▸ **EXERCISE DETAILS**
All the data below goes into the copy word for word, but the pictures don't.

____ STORED DATA

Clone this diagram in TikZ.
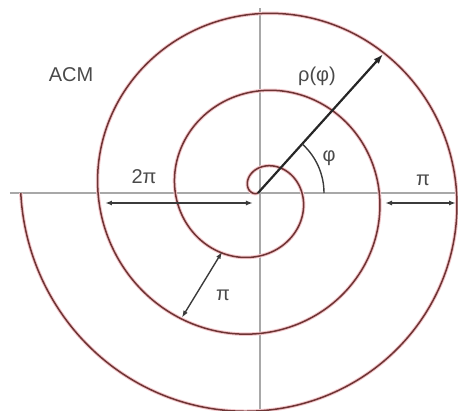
\documentclass[tikz,border=0pt]{standalone}
\usepackage{fontspec}
\setmainfont{Liberation Sans}
\usetikzlibrary{arrows.meta}
\definecolor{spiralred}{HTML}{6E3434}
\definecolor{halo}{HTML}{F4C8CC}
\definecolor{axisgray}{HTML}{A8A8A8}
\definecolor{inkgray}{HTML}{4A4A4A}

\begin{document}
\begin{tikzpicture}[x=1pt,y=1pt,
  axis/.style={axisgray, line width=1.2pt},
  spiral/.style={spiralred, line width=1.5pt},
  glow/.style={halo, line width=3.5pt},
  dim/.style={inkgray!80!black, line width=1.4pt, {Latex[length=7pt,width=5pt]}-{Latex[length=7pt,width=5pt]}},
  radius/.style={black!85, line width=2.2pt, -{Latex[length=10pt,width=7pt]}},
  lbl/.style={inkgray, inner sep=0pt, font=\fontsize{20}{20}\selectfont}]
\useasboundingbox (-258,-217) rectangle (200,193);
% axes
\coordinate (O) at (0,0);
\draw[axis] (-248,0) -- (200,0);
\draw[axis] (2,-217) -- (2,185);
% the spiral r = a(theta - theta0), clockwise
\draw[glow] plot[domain=155:1260, samples=400, smooth] ({-\x}:{0.2147*(\x-155)});
\draw[spiral] plot[domain=155:1260, samples=400, smooth] ({-\x}:{0.2147*(\x-155)});
% points on the spiral
\coordinate (rhoend) at (48:187);
\coordinate (in2pi) at (-5,-10);
\coordinate (out2pi) at (-153,-10);
\coordinate (inpiR) at (127,-10);
\coordinate (outpiR) at (198,-10);
\coordinate (inpiD) at (-121.4:69);
\coordinate (outpiD) at (-121.4:146);
% arrows
\draw[radius] (O) -- (rhoend);
\draw[dim] (out2pi) -- (in2pi);
\draw[dim] (inpiR) -- (outpiR);
\draw[dim] (inpiD) -- (outpiD);
\draw[inkgray!80!black, line width=1.4pt] (48:66) arc (48:0:66);
% labels
\node[lbl] (acm) at (-187,118) {ACM};
\node[lbl] (rho) at (59,117) {ρ(φ)};
\node[lbl] (phi) at (71,35) {φ};
\node[lbl] (twopi) at (-114,16) {2π};
\node[lbl] (piR) at (165,13) {π};
\node[lbl] (piD) at (-35,-102) {π};
\end{tikzpicture}
\end{document}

________

▸ **ANSWER FOR THIS EXERCISE**
Clone this diagram in TikZ.
\documentclass[tikz,border=0pt]{standalone}
\usepackage{fontspec}
\setmainfont{Liberation Sans}
\usetikzlibrary{arrows.meta}
\definecolor{spiralred}{HTML}{6E3434}
\definecolor{halo}{HTML}{F4C8CC}
\definecolor{axisgray}{HTML}{A8A8A8}
\definecolor{inkgray}{HTML}{4A4A4A}

\begin{document}
\begin{tikzpicture}[x=1pt,y=1pt,
  axis/.style={axisgray, line width=1.2pt},
  spiral/.style={spiralred, line width=1.5pt},
  glow/.style={halo, line width=3.5pt},
  dim/.style={inkgray!80!black, line width=1.4pt, {Latex[length=7pt,width=5pt]}-{Latex[length=7pt,width=5pt]}},
  radius/.style={black!85, line width=2.2pt, -{Latex[length=10pt,width=7pt]}},
  lbl/.style={inkgray, inner sep=0pt, font=\fontsize{20}{20}\selectfont}]
\useasboundingbox (-258,-217) rectangle (200,193);
% axes
\coordinate (O) at (0,0);
\draw[axis] (-248,0) -- (200,0);
\draw[axis] (2,-217) -- (2,185);
% the spiral r = a(theta - theta0), clockwise
\draw[glow] plot[domain=155:1260, samples=400, smooth] ({-\x}:{0.2147*(\x-155)});
\draw[spiral] plot[domain=155:1260, samples=400, smooth] ({-\x}:{0.2147*(\x-155)});
% points on the spiral
\coordinate (rhoend) at (48:187);
\coordinate (in2pi) at (-5,-10);
\coordinate (out2pi) at (-153,-10);
\coordinate (inpiR) at (127,-10);
\coordinate (outpiR) at (198,-10);
\coordinate (inpiD) at (-121.4:69);
\coordinate (outpiD) at (-121.4:146);
% arrows
\draw[radius] (O) -- (rhoend);
\draw[dim] (out2pi) -- (in2pi);
\draw[dim] (inpiR) -- (outpiR);
\draw[dim] (inpiD) -- (outpiD);
\draw[inkgray!80!black, line width=1.4pt] (48:66) arc (48:0:66);
% labels
\node[lbl] (acm) at (-187,118) {ACM};
\node[lbl] (rho) at (59,117) {ρ(φ)};
\node[lbl] (phi) at (71,35) {φ};
\node[lbl] (twopi) at (-114,16) {2π};
\node[lbl] (piR) at (165,13) {π};
\node[lbl] (piD) at (-35,-102) {π};
\end{tikzpicture}
\end{document}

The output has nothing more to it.